Ca2+-induced uncoupling of Aplysia bag cell neurons

• Published in: Journal of neurophysiology Vol. 113; no. 3; pp. 808 - 821
• Main Authors: Dargaei, Zahra, Standage, Dominic, Groten, Christopher J, Blohm, Gunnar, Magoski, Neil S
• Format: Journal Article
• Language: English
• Published: United States 01.02.2015
• Subjects: Action Potentials; Animals; Aplysia; Calcium - metabolism; Calcium Signaling; Calcium-Calmodulin-Dependent Protein Kinase Type 2 - antagonists & inhibitors; Electrical Synapses - metabolism; Electrical Synapses - physiology; Endoplasmic Reticulum - metabolism; Mitochondria - metabolism; Models, Neurological; Neurons - drug effects; Neurons - metabolism; Neurons - physiology; Protein Kinase C - antagonists & inhibitors; Synaptic Transmission; electrical coupling; calcium; neuroendocrine cell; junctional current; protein kinase C
• ISSN: 1522-1598
• DOI: 10.1152/jn.00603.2014

Electrical transmission is a dynamically regulated form of communication and key to synchronizing neuronal activity.
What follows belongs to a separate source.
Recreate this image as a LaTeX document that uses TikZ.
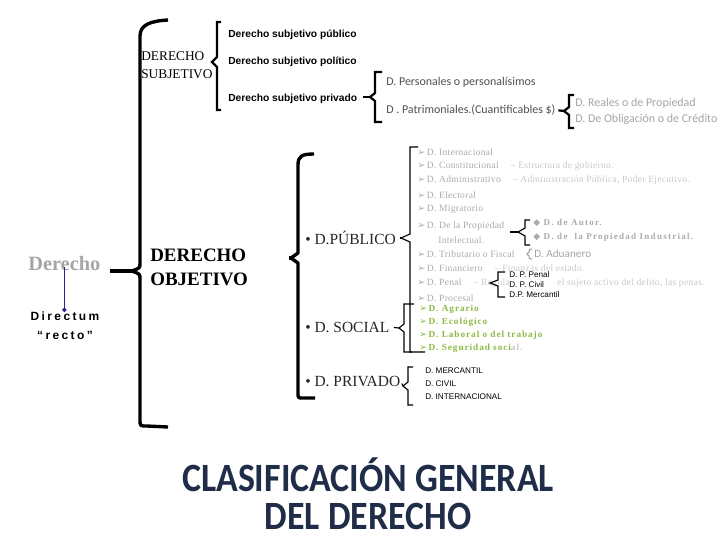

The bag cell neurons of Aplysia are a group of electrically coupled neuroendocrine cells that initiate ovulation by secreting egg-laying hormone during a prolonged period of synchronous firing called the afterdischarge. Accompanying the afterdischarge is an increase in intracellular Ca2+ and the activation of protein kinase C (PKC). We used whole cell recording from paired cultured bag cell neurons to demonstrate that electrical coupling is regulated by both Ca2+ and PKC. Elevating Ca2+ with a train of voltage steps, mimicking the onset of the afterdischarge, decreased junctional current for up to 30 min. Inhibition was most effective when Ca2+ entry occurred in both neurons. Depletion of Ca2+ from the mitochondria, but not the endoplasmic reticulum, also attenuated the electrical synapse. Buffering Ca2+ with high intracellular EGTA or inhibiting calmodulin kinase prevented uncoupling. Furthermore, activating PKC produced a small but clear decrease in junctional current, while triggering both Ca2+ influx and PKC inhibited the electrical synapse to a greater extent than Ca2+ alone. Finally, the amplitude and time course of the postsynaptic electrotonic response were attenuated after Ca2+ influx. A mathematical model of electrically connected neurons showed that excessive coupling reduced recruitment of the cells to fire, whereas less coupling led to spiking of essentially all neurons. Thus a decrease in electrical synapses could promote the afterdischarge by ensuring prompt recovery of electrotonic potentials or making the neurons more responsive to current spreading through the network.